The Spaulding papers are comprised of personal and professional correspondence, speeches, photographs, clippings, awards, printed material, and business and legal papers relating to Asa Spaulding's numerous business, religious, civic, educational and political interests. The collection is particularly rich in documentation about political and community development in Durham, North Carolina.

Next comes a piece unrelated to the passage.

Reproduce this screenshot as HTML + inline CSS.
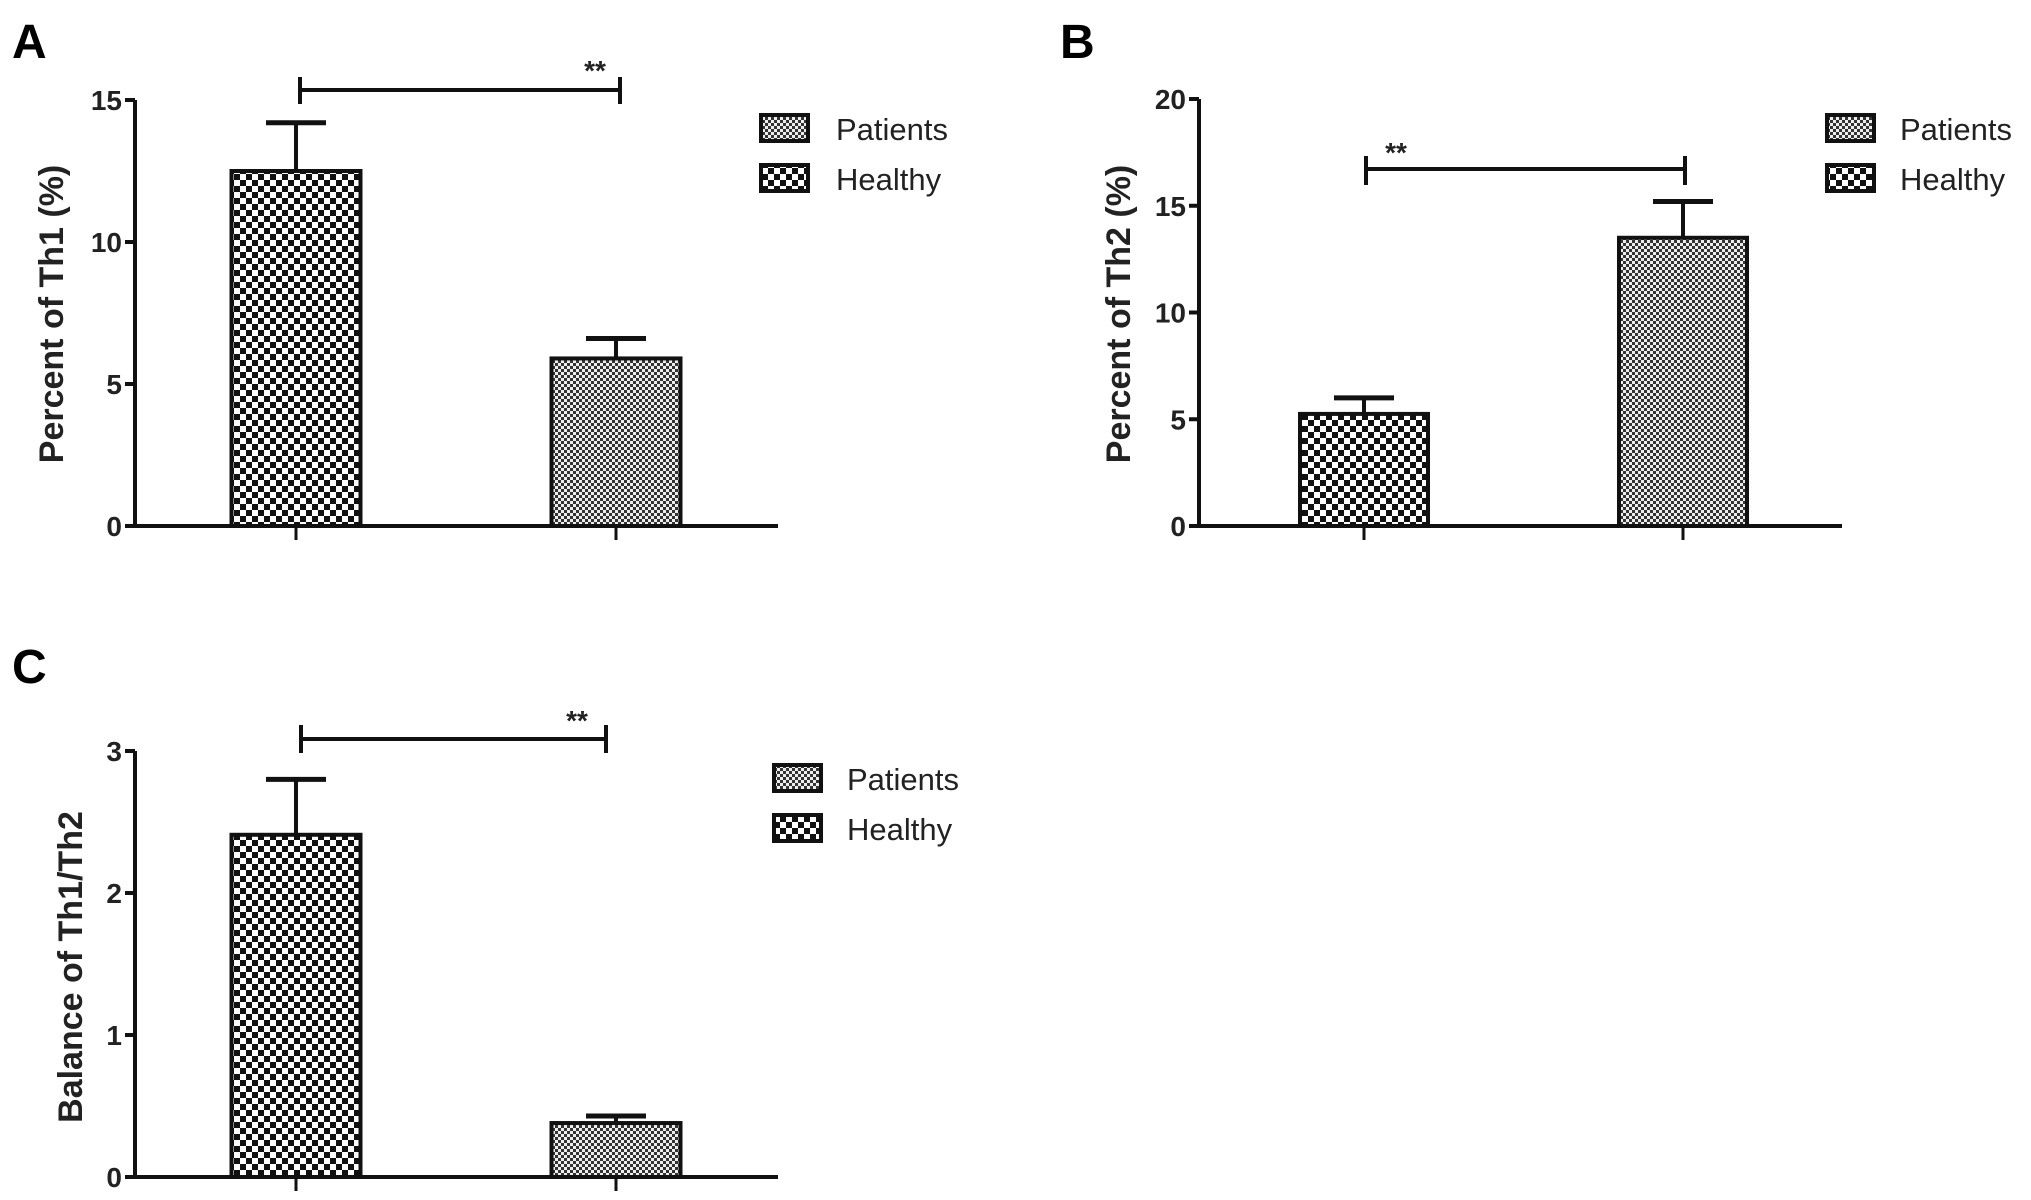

Complementing the materials on Asa Spaulding is material concerning his wife, Elna Bridgeforth Spaulding. A civic leader in her own right, Elna Spaulding founded and served as president of Women-In-Action for the Prevention of Violence and Its Causes, a community development and charitable organization in Durham. She was elected to two terms on the Durham County Board of Commissioners, served on numerous boards, and was active in such organizations as the Durham Day Care Council, Lincoln Community Health Center, Duke Medical Center, North Carolina Central Museum of Art, and local chapters of The Links, Alpha Kappa Alpha Sorority, and the National Council of Negro Women. The Spaulding papers also contain genealogical materials about the Bridgeforth and Spaulding families, and include information about the Spauldings' family life with their five children.
- Earl E. Thorpe Papers, 1942-1990 (bulk 1965-1982). 1,225 items.
- Earl E. Thorpe (1924-1989), historian, educator, and ordained minister, was a key player in the Black Studies Renaissance of the 1970s. Thorpe joined the faculty of the history department at North Carolina Central University in 1962 and served as its chair for ten years. He was also a visiting professor at Harvard and Duke universities during the 1970s and early 1980s. Much of the Thorpe papers focus on his teaching career and duties as a faculty member and administrator. Of interest are the letters between Thorpe and Ewart Gunier, chair of the black studies program at Harvard University, discussing the challenges in developing a viable Afro-American studies program. Thorpe was involved in several history associations including the Association for the Study of Afro-American Life and History (ASALH). The collection documents some of his involvement in ASALH as chair of the program committee for the 1979 annual meeting and as president in 1980. The bulk of the collection consists of Thorpe's professional correspondence, but personal correspondence with family and students, and material reflective of Thorpe's life in the ministry are scattered throughout.
- The Leroy T. Walker Africa News Service Archive, 1952-1998.
- The archive is an extensive resource file of clippings, press releases, newsletters, brochures, and reports assembled over a twenty-five year period by Africa News Service. Many of the materials are ephemeral and difficult to find elsewhere, including publications of non-governmental organizations and grass roots groups from all over the world. The collection documents a broad array of topics about mid-to-late twentieth century African history, with emphases on foreign and internal relations, economic trends, independence and other political movements, as well as cultural developments, women's issues, health, education, and environmental concerns. Africa News Service is a non-profit U. S. news agency based in Durham, North Carolina.
- Women-In-Action For The Prevention Of Violence and Its Causes , Inc. Durham Chapter Records, 1968-1998.
- Women-in-Action for the Prevention of Violence and Its Causes is a bi-racial community development and charitable organization in Durham, North Carolina. Civic leader Elna B. Spaulding founded the organization after attending a 1968 national conference on "What Women Can Do to End Violence in America." In 1970, Women-in-Action played a prominent role in smoothing the way for court-ordered school desegregation in Durham. Presently, the organization acts as clearinghouse for social services information, and offers financial assistance to impoverished and down-on-their-luck Durham families. The organization also strives to attend to the recreational and cultural needs of the city's disadvantaged youth. The collection is comprised of correspondence, by-laws, meeting agendas and minutes, budgets, articles of incorporation, photographs, videos tapes, certificates and news articles documenting the organization's activities and structure.